Entries with chart source code:
=-=-=

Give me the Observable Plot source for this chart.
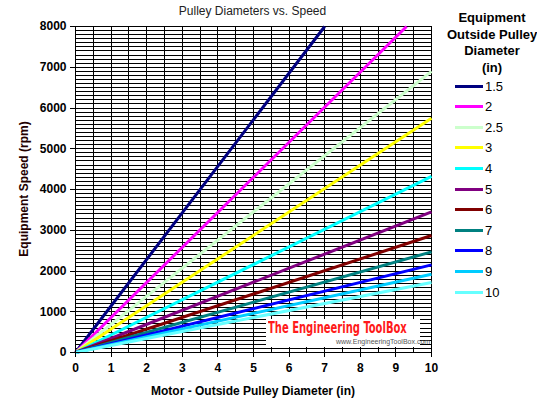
<!DOCTYPE html>
<html>
<head>
<meta charset="utf-8">
<script src="https://cdn.jsdelivr.net/npm/d3@7"></script>
<script src="https://cdn.jsdelivr.net/npm/@observablehq/plot@0.6"></script>
<style>
  html, body { margin:0; padding:0; background:#fff; }
  #wrap { position:relative; width:537px; height:419px; font-family:"Liberation Sans", Arial, sans-serif; color:#000; overflow:hidden; }
  #chart { position:absolute; left:0; top:0; }
  .abs { position:absolute; white-space:nowrap; }
  #title { left:0; width:505px; top:4px; text-align:center; font-size:12px; color:#222; }
  #xlabel { left:75px; width:356px; top:384px; text-align:center; font-size:12px; font-weight:bold; }
  #ylabel { left:24px; top:189px; transform:translate(-50%,-50%) rotate(-90deg); font-size:12px; font-weight:bold; color:#200; }
  #legTitle { left:447px; width:90px; top:10px; text-align:center; font-size:13px; font-weight:bold; line-height:16.5px; }
  .legRow { position:absolute; left:455px; height:20px; display:flex; align-items:center; font-size:13px; }
  .legRow span.sw { display:inline-block; width:28px; height:3px; margin-right:2px; }
  #wm { left:266px; top:319px; width:154px; height:28px; background:#fff; }
  #wm .t1 { position:absolute; left:2px; top:1px; line-height:16px; font-family:"DejaVu Sans Condensed", "Liberation Sans Narrow", sans-serif; font-weight:bold; font-size:15px; color:#ff1a1a; transform:scaleX(0.74); transform-origin:left; }
  #wm .t2 { position:absolute; left:70px; top:19px; line-height:8px; font-size:7px; color:#555; }
</style>
</head>
<body>
<div id="wrap">
  <div id="chart"></div>
  <div id="title" class="abs">Pulley Diameters vs. Speed</div>
  <div id="xlabel" class="abs">Motor - Outside Pulley Diameter (in)</div>
  <div id="ylabel" class="abs">Equipment Speed (rpm)</div>
  <div id="legTitle" class="abs">Equipment<br>Outside Pulley<br>Diameter<br>(in)</div>
  <div id="legend"></div>
  <div id="wm" class="abs"><div class="t1">The Engineering ToolBox</div><div class="t2">www.EngineeringToolBox.com</div></div>
</div>
<script>
// Equipment pulley diameters (series) and colours
const equipDia = ["1.5", "2", "2.5", "3", "4", "5", "6", "7", "8", "9", "10"];
const seriesColors = ["#000080", "#FF00FF", "#CCFFCC", "#FFFF00", "#00FFFF", "#800080", "#800000", "#008080", "#0000FF", "#00CCFF", "#66FFFF"];
// Each series is a straight line from the origin; end points
const startMotor = [0, 0, 0, 0, 0, 0, 0, 0, 0, 0, 0];
const startSpeed = [0, 0, 0, 0, 0, 0, 0, 0, 0, 0, 0];
const endMotor = [7.0, 9.3, 10, 10, 10, 10, 10, 10, 10, 10, 10];
const endSpeed = [8000, 8000, 6900, 5750, 4320, 3450, 2870, 2470, 2150, 1920, 1720];
// Axis ticks
const xTicks = [0, 1, 2, 3, 4, 5, 6, 7, 8, 9, 10];
const yTicks = [0, 1000, 2000, 3000, 4000, 5000, 6000, 7000, 8000];

const rows = [];
equipDia.forEach((d, i) => {
  rows.push({dia: d, motor: startMotor[i], speed: startSpeed[i]});
  rows.push({dia: d, motor: endMotor[i], speed: endSpeed[i]});
});

const xGrid = d3.range(0, 10.001, 0.5);
const yGrid = d3.range(0, 8001, 100);

const chart = Plot.plot({
  width: 537,
  height: 419,
  marginLeft: 75,
  marginRight: 106,
  marginTop: 26,
  marginBottom: 67,
  x: {domain: [0, 10]},
  y: {domain: [0, 8000]},
  color: {domain: equipDia, range: seriesColors},
  style: {fontFamily: "Liberation Sans, Arial, sans-serif", fontSize: "12px", background: "transparent", color: "#000"},
  marks: [
    Plot.ruleY(yGrid, {y: d => d, stroke: "#000", strokeWidth: 1, shapeRendering: "crispEdges"}),
    Plot.ruleX(xGrid, {x: d => d, stroke: "#000", strokeWidth: 1, shapeRendering: "crispEdges"}),
    Plot.line(rows, {x: "motor", y: "speed", z: "dia", stroke: "dia", strokeWidth: 3, strokeLinecap: "butt"}),
    Plot.axisX(xTicks, {tickSize: 5, tickPadding: 6, fontWeight: "bold", fontSize: 12, label: null, stroke: "#000", shapeRendering: "crispEdges"}),
    Plot.axisY(yTicks, {tickSize: 5, tickPadding: 4, fontWeight: "bold", fontSize: 12, label: null, tickFormat: d => String(d), stroke: "#000", shapeRendering: "crispEdges"}),
    Plot.ruleY([0], {stroke: "#000", strokeWidth: 1.5, shapeRendering: "crispEdges"}),
    Plot.ruleX([0], {stroke: "#000", strokeWidth: 1.5, shapeRendering: "crispEdges"})
  ]
});
document.getElementById("chart").appendChild(chart);

// Legend
const leg = document.getElementById("legend");
equipDia.forEach((d, i) => {
  const row = document.createElement("div");
  row.className = "legRow";
  row.style.top = (76 + i * 20.6) + "px";
  const sw = document.createElement("span");
  sw.className = "sw";
  sw.style.background = seriesColors[i];
  row.appendChild(sw);
  const lab = document.createElement("span");
  lab.textContent = d;
  row.appendChild(lab);
  leg.appendChild(row);
});
</script>
</body>
</html>
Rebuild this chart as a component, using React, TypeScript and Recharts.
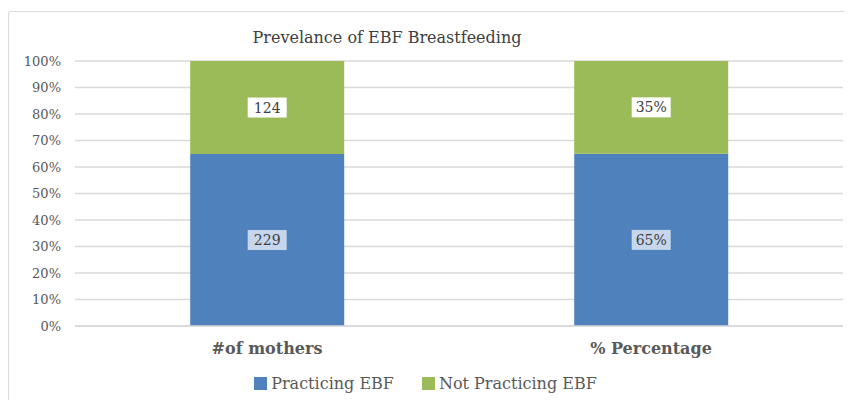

=-=-=

* [TASK DETAILS]
From the records given above, reproduce all text exactly and exclude each picture.

* [WRITTEN REPLY]
Give me the Observable Plot source for this chart.
<!DOCTYPE html>
<html>
<head>
<meta charset="utf-8">
<script src="https://cdn.jsdelivr.net/npm/d3@7"></script>
<script src="https://cdn.jsdelivr.net/npm/@observablehq/plot@0.6"></script>
<style>
  html, body { margin:0; padding:0; background:#fff; }
  #wrap { position:relative; width:537px; height:419px; font-family:"Liberation Sans", Arial, sans-serif; color:#000; overflow:hidden; }
  #chart { position:absolute; left:0; top:0; }
  .abs { position:absolute; white-space:nowrap; }
  #title { left:0; width:505px; top:4px; text-align:center; font-size:12px; color:#222; }
  #xlabel { left:75px; width:356px; top:384px; text-align:center; font-size:12px; font-weight:bold; }
  #ylabel { left:24px; top:189px; transform:translate(-50%,-50%) rotate(-90deg); font-size:12px; font-weight:bold; color:#200; }
  #legTitle { left:447px; width:90px; top:10px; text-align:center; font-size:13px; font-weight:bold; line-height:16.5px; }
  .legRow { position:absolute; left:455px; height:20px; display:flex; align-items:center; font-size:13px; }
  .legRow span.sw { display:inline-block; width:28px; height:3px; margin-right:2px; }
  #wm { left:266px; top:319px; width:154px; height:28px; background:#fff; }
  #wm .t1 { position:absolute; left:2px; top:1px; line-height:16px; font-family:"DejaVu Sans Condensed", "Liberation Sans Narrow", sans-serif; font-weight:bold; font-size:15px; color:#ff1a1a; transform:scaleX(0.74); transform-origin:left; }
  #wm .t2 { position:absolute; left:70px; top:19px; line-height:8px; font-size:7px; color:#555; }
</style>
</head>
<body>
<div id="wrap">
  <div id="chart"></div>
  <div id="title" class="abs">Pulley Diameters vs. Speed</div>
  <div id="xlabel" class="abs">Motor - Outside Pulley Diameter (in)</div>
  <div id="ylabel" class="abs">Equipment Speed (rpm)</div>
  <div id="legTitle" class="abs">Equipment<br>Outside Pulley<br>Diameter<br>(in)</div>
  <div id="legend"></div>
  <div id="wm" class="abs"><div class="t1">The Engineering ToolBox</div><div class="t2">www.EngineeringToolBox.com</div></div>
</div>
<script>
// Equipment pulley diameters (series) and colours
const equipDia = ["1.5", "2", "2.5", "3", "4", "5", "6", "7", "8", "9", "10"];
const seriesColors = ["#000080", "#FF00FF", "#CCFFCC", "#FFFF00", "#00FFFF", "#800080", "#800000", "#008080", "#0000FF", "#00CCFF", "#66FFFF"];
// Each series is a straight line from the origin; end points
const startMotor = [0, 0, 0, 0, 0, 0, 0, 0, 0, 0, 0];
const startSpeed = [0, 0, 0, 0, 0, 0, 0, 0, 0, 0, 0];
const endMotor = [7.0, 9.3, 10, 10, 10, 10, 10, 10, 10, 10, 10];
const endSpeed = [8000, 8000, 6900, 5750, 4320, 3450, 2870, 2470, 2150, 1920, 1720];
// Axis ticks
const xTicks = [0, 1, 2, 3, 4, 5, 6, 7, 8, 9, 10];
const yTicks = [0, 1000, 2000, 3000, 4000, 5000, 6000, 7000, 8000];

const rows = [];
equipDia.forEach((d, i) => {
  rows.push({dia: d, motor: startMotor[i], speed: startSpeed[i]});
  rows.push({dia: d, motor: endMotor[i], speed: endSpeed[i]});
});

const xGrid = d3.range(0, 10.001, 0.5);
const yGrid = d3.range(0, 8001, 100);

const chart = Plot.plot({
  width: 537,
  height: 419,
  marginLeft: 75,
  marginRight: 106,
  marginTop: 26,
  marginBottom: 67,
  x: {domain: [0, 10]},
  y: {domain: [0, 8000]},
  color: {domain: equipDia, range: seriesColors},
  style: {fontFamily: "Liberation Sans, Arial, sans-serif", fontSize: "12px", background: "transparent", color: "#000"},
  marks: [
    Plot.ruleY(yGrid, {y: d => d, stroke: "#000", strokeWidth: 1, shapeRendering: "crispEdges"}),
    Plot.ruleX(xGrid, {x: d => d, stroke: "#000", strokeWidth: 1, shapeRendering: "crispEdges"}),
    Plot.line(rows, {x: "motor", y: "speed", z: "dia", stroke: "dia", strokeWidth: 3, strokeLinecap: "butt"}),
    Plot.axisX(xTicks, {tickSize: 5, tickPadding: 6, fontWeight: "bold", fontSize: 12, label: null, stroke: "#000", shapeRendering: "crispEdges"}),
    Plot.axisY(yTicks, {tickSize: 5, tickPadding: 4, fontWeight: "bold", fontSize: 12, label: null, tickFormat: d => String(d), stroke: "#000", shapeRendering: "crispEdges"}),
    Plot.ruleY([0], {stroke: "#000", strokeWidth: 1.5, shapeRendering: "crispEdges"}),
    Plot.ruleX([0], {stroke: "#000", strokeWidth: 1.5, shapeRendering: "crispEdges"})
  ]
});
document.getElementById("chart").appendChild(chart);

// Legend
const leg = document.getElementById("legend");
equipDia.forEach((d, i) => {
  const row = document.createElement("div");
  row.className = "legRow";
  row.style.top = (76 + i * 20.6) + "px";
  const sw = document.createElement("span");
  sw.className = "sw";
  sw.style.background = seriesColors[i];
  row.appendChild(sw);
  const lab = document.createElement("span");
  lab.textContent = d;
  row.appendChild(lab);
  leg.appendChild(row);
});
</script>
</body>
</html>
Rebuild this chart as a component, using React, TypeScript and Recharts.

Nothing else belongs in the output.